Getting a Grand Canyon permit is the equivalent of winning the lottery for a river addict, which allows for a trip like none other! You can pay to run it commercially (if you can afford to) relying on professionals to do the bulk of the work and all of the navigating, which for some would be the preferred option. In my case, a friend and former Grand Canyon guide, got a permit he’d applied for over twenty years prior. I was invited to run a boat down with him, his family, and a few more of his lucky friends. It is incredibly challenging to describe the experience and impact of the 18 day expedition (not including time to get organized and plan and pack gear and meals that will be edible almost 3 weeks later, the journey to the put-in, and all of the aftermath in returning to 'normal life'). That said, it was a once in a lifetime opportunity for me. Once we rigged our boats and finally launched, there was nowhere to go except down river. Our life consisted of the drastic and changing scenery as we moved deeper into layers of rock that had been carved out over time, group cooking and living, vast night skies full of stars, sleeping each night with the sound of the river as a constant companion, side hikes, waterfalls, living completely off the grid and... oh, yes, the RIVER! Calm, flat, slow times at the oars which allowed for contemplation or conversation; Punctuated by intense moments of rapids - heart pounding, focused, concentration, hoping that I set myself up for success, that I will make the necessary adjustments and moves to stay in or get to the next best position as the pulses of the currents and the unforeseen obstacles arise, and praying that the river gods will be with me again this time.... the rush of adrenaline balanced with the sigh of relief – giddiness mixed with gratitude!
What is your favorite rafting trip you've ever been on?
Oh my, there have been so many great ones! The Poudre is amazing for a day trip full of white water and multi-day trips in the canyons are hard to beat. And, since it's not just about the river but about who you are sharing the experience with, I'd have to say my favorite was one of the family trips we've taken down the Flaming Gorge with my sisters, brothers-in-law, niece and nephews, my parents, and my husband and 3 kids.
In accordance to the production, what exactly did to discuss with the cast in order to help them properly prepare for the show?
In an ideal world, I would have loved to have taken them all down the river in my boat. And, as it was November when I met them, I did my best to explain, demonstrate, and coach them about the physical experiences of rafting. This included river hydraulics and what creates the rapids and describing while miming what it feels like to fall into the river, get thrashed around by the currents, get caught in a recirculating hole, swim in the river, and get back to shore or into another boat.

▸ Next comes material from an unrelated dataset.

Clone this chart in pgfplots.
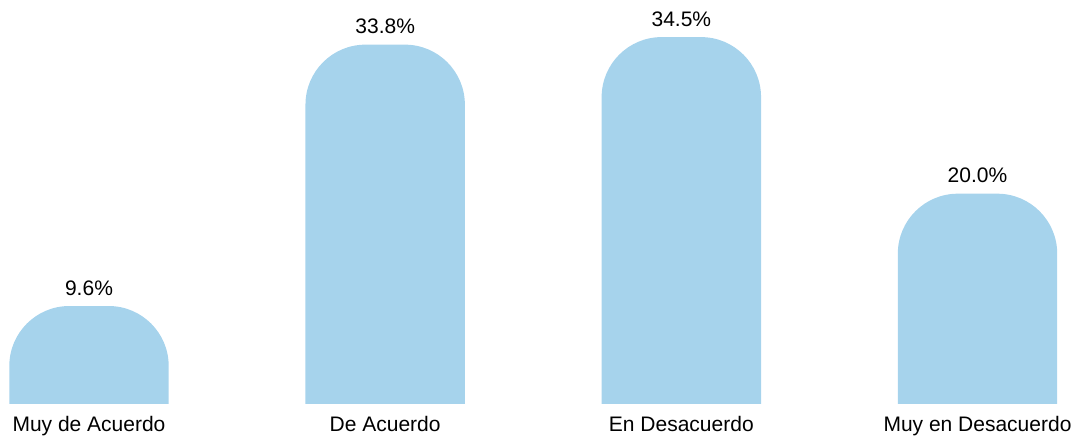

We practiced the differences between rowing and paddling and used brooms and mops as makeshift oars to replicate pulling, pushing, and turning in the river. The cast were very fun, receptive, and eager to make the scenes as authentic as possible. I was able to watch one of the later rehearsals and was blown away by how hard they worked to create the feel of being in the boats, and occasionally in the water, for the show. What I loved about it is we could still move our bodies in the space and simulate the movement without actually experiencing hypothermia. Obviously, there is nothing like the real deal to understand in a holistic way - mind, body, and spirit – the experience of a rafting expedition, and maybe through the theatre we can inspire a new desire to connect with nature and the river.
What are you most excited about seeing in the finished product of this show?
I love the 'twist' of having a completely non-male cast and some of the subtle (and not so subtle) irony of the Powell expedition. I am excited to be pulled into the experience of the journey as I watch the show, knowing that I was able to play a very small role in helping to create a bit more authenticity in the boating scenes.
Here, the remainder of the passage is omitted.